I fitted a third order polynomial to the data with the graphing software to get a best curve to fit the data.
We can now use this graph to measure sensor temperature directly. It is just a matter of taking a ten second dark at 400ISO and measuring the value of the same hot pixel.
With far more data I got quite reproducible results.
The sensors temperature is consistently 3.5C higher over the full range of fridge temperatures when the camera is on and at idle (not exposing) compared to camera off. This takes about twenty minutes to equilibrate from off.
If you set the camera taking exposures continuously the sensor temperature rises by 16.5 C from the off state. This of course is 13C above the idle state. It takes about forty minutes to reach equilibrium.
What all this means is that you should take at least 30 to 40 minutes of dummy exposures before taking any lights or darks. Then you have some sort of hope of them matching in temperature. This really depends how far your ambient temperature drops over the imaging run.

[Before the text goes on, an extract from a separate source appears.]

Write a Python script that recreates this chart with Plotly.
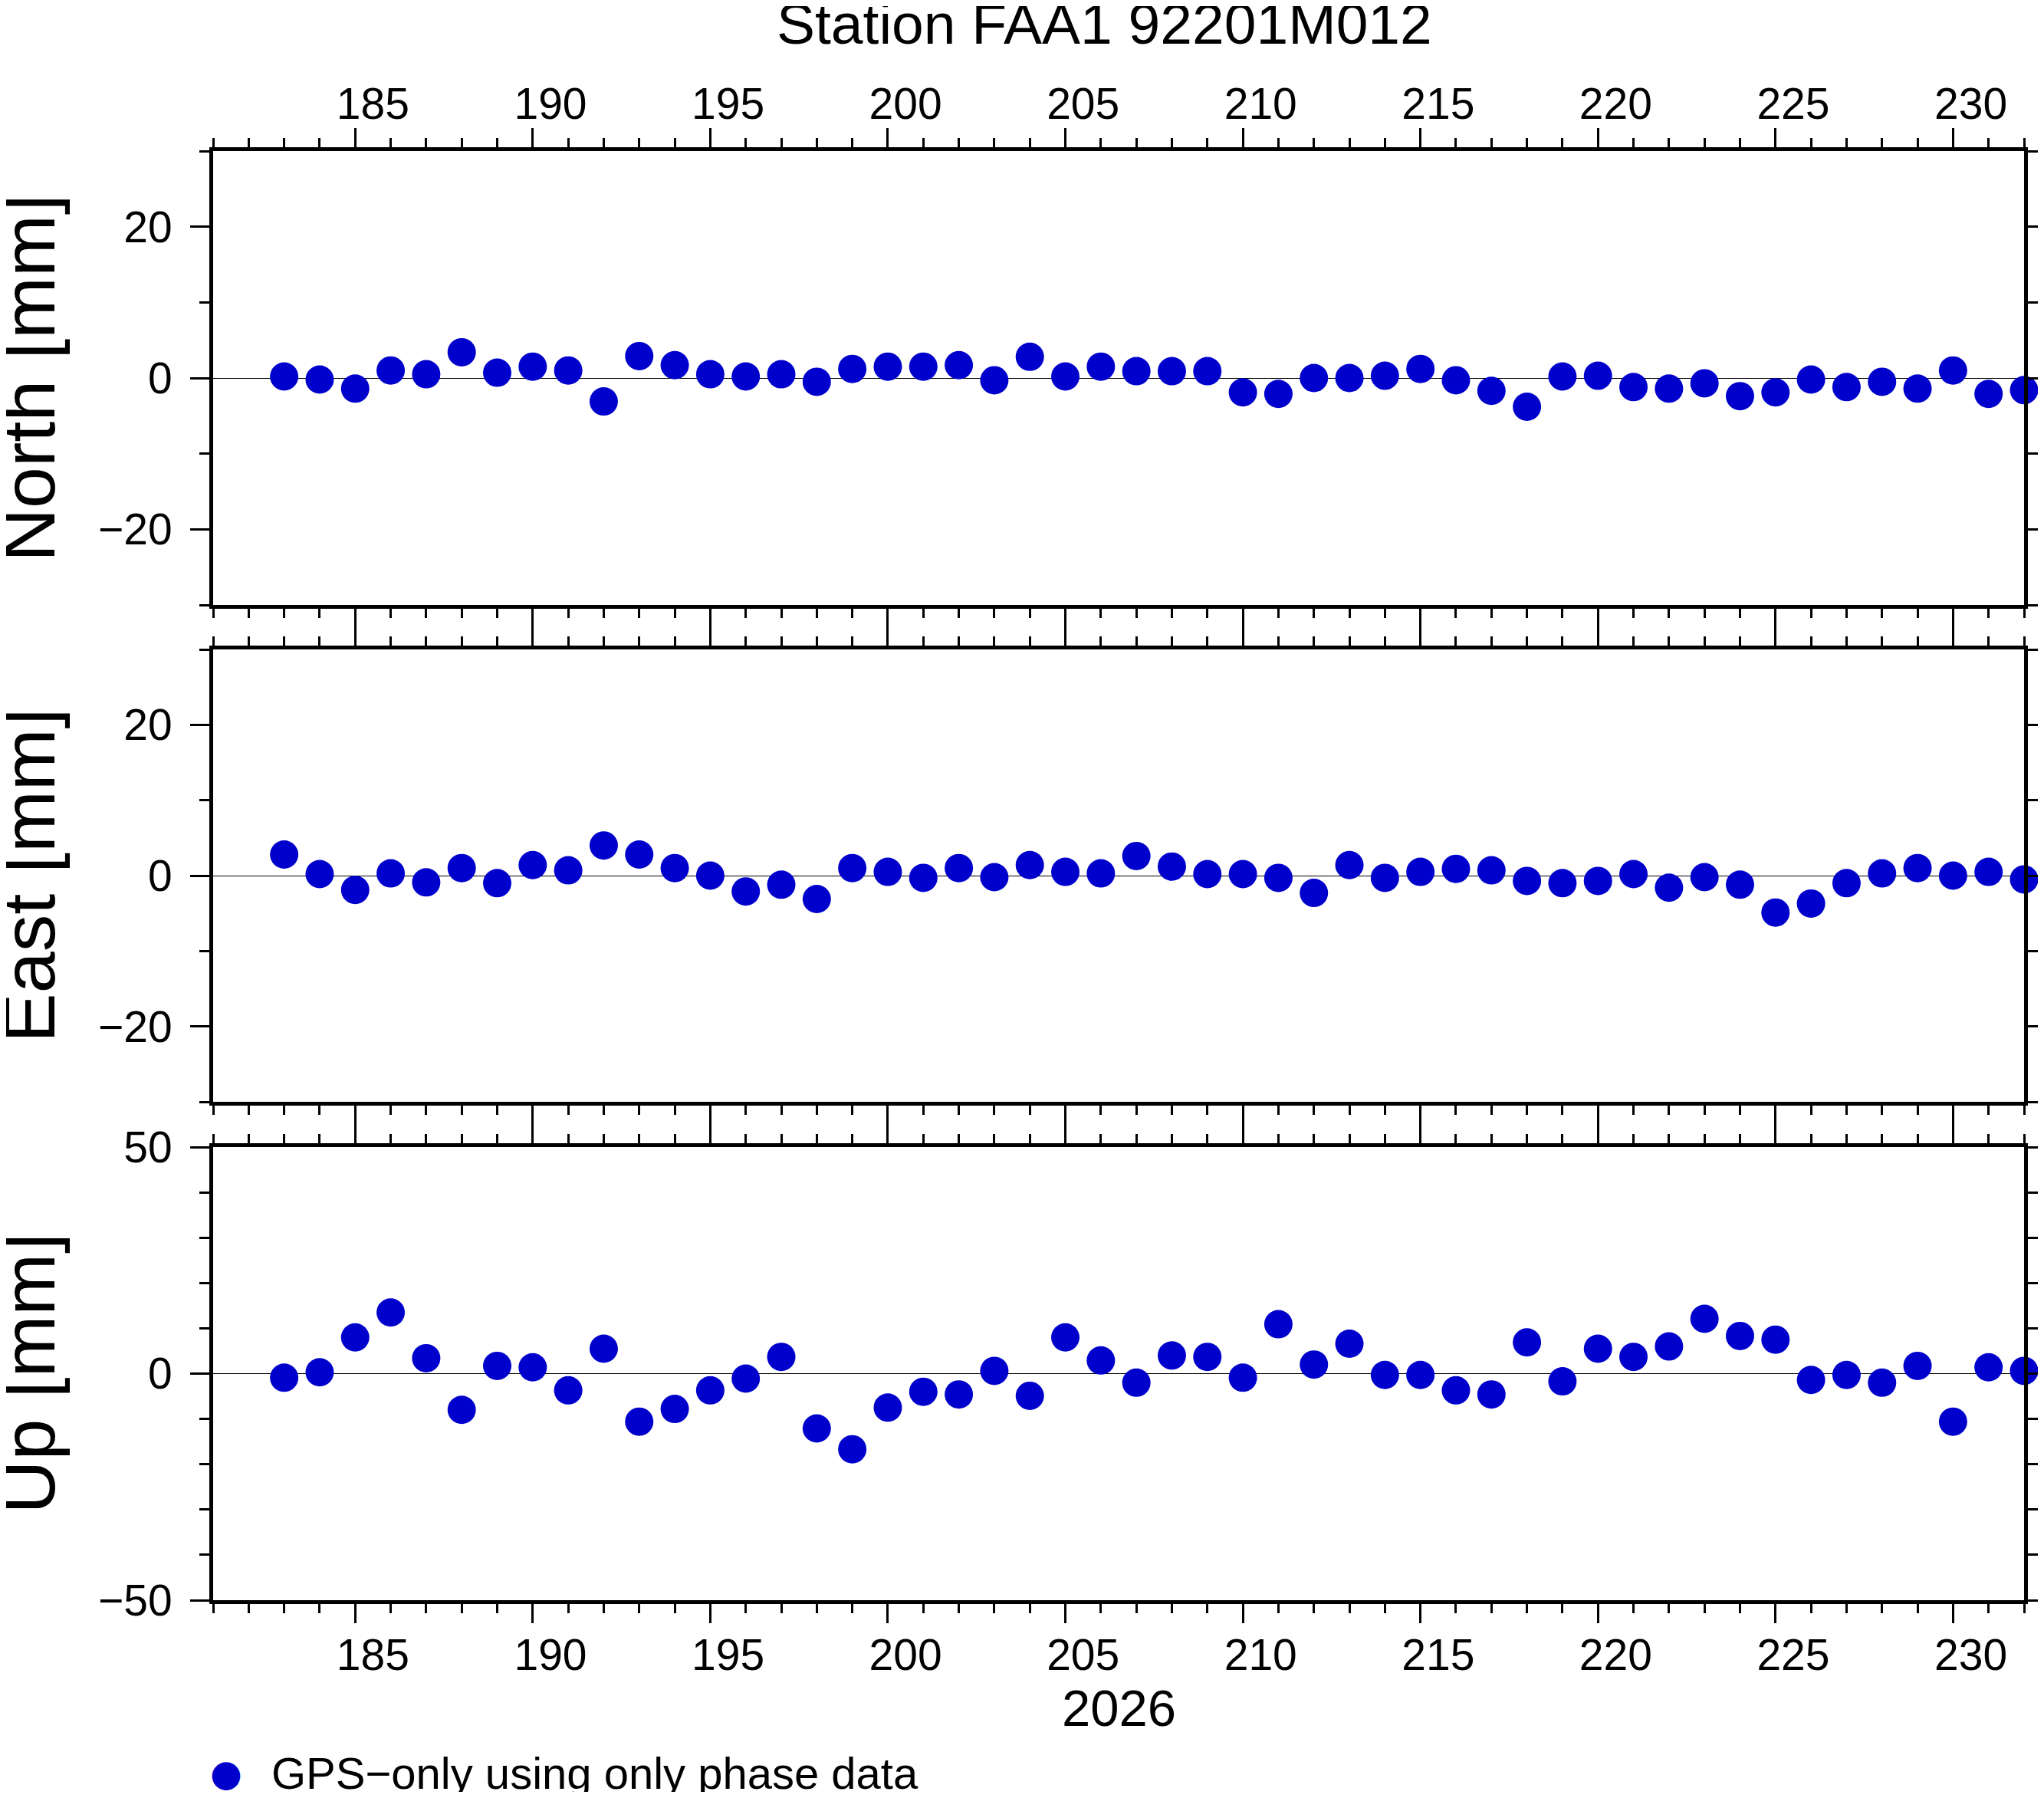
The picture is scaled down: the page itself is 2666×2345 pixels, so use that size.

I now realise why my sensor does not get any condensation. Last night with the fridge Peltiers set to -15.0C the fridge temperature was at -10.5C and the sensor was at 6.5C. Ambient temperature got down to 5.0C!
I have a heating strap around the lens just outside the fridge which keeps the lens at 24C. This is where the drop in filter is. This keeps the air around the filter above the dew point (I hope).
Now we all also know why nothing beats ICNR!
Any questions, and I will attempt to answer.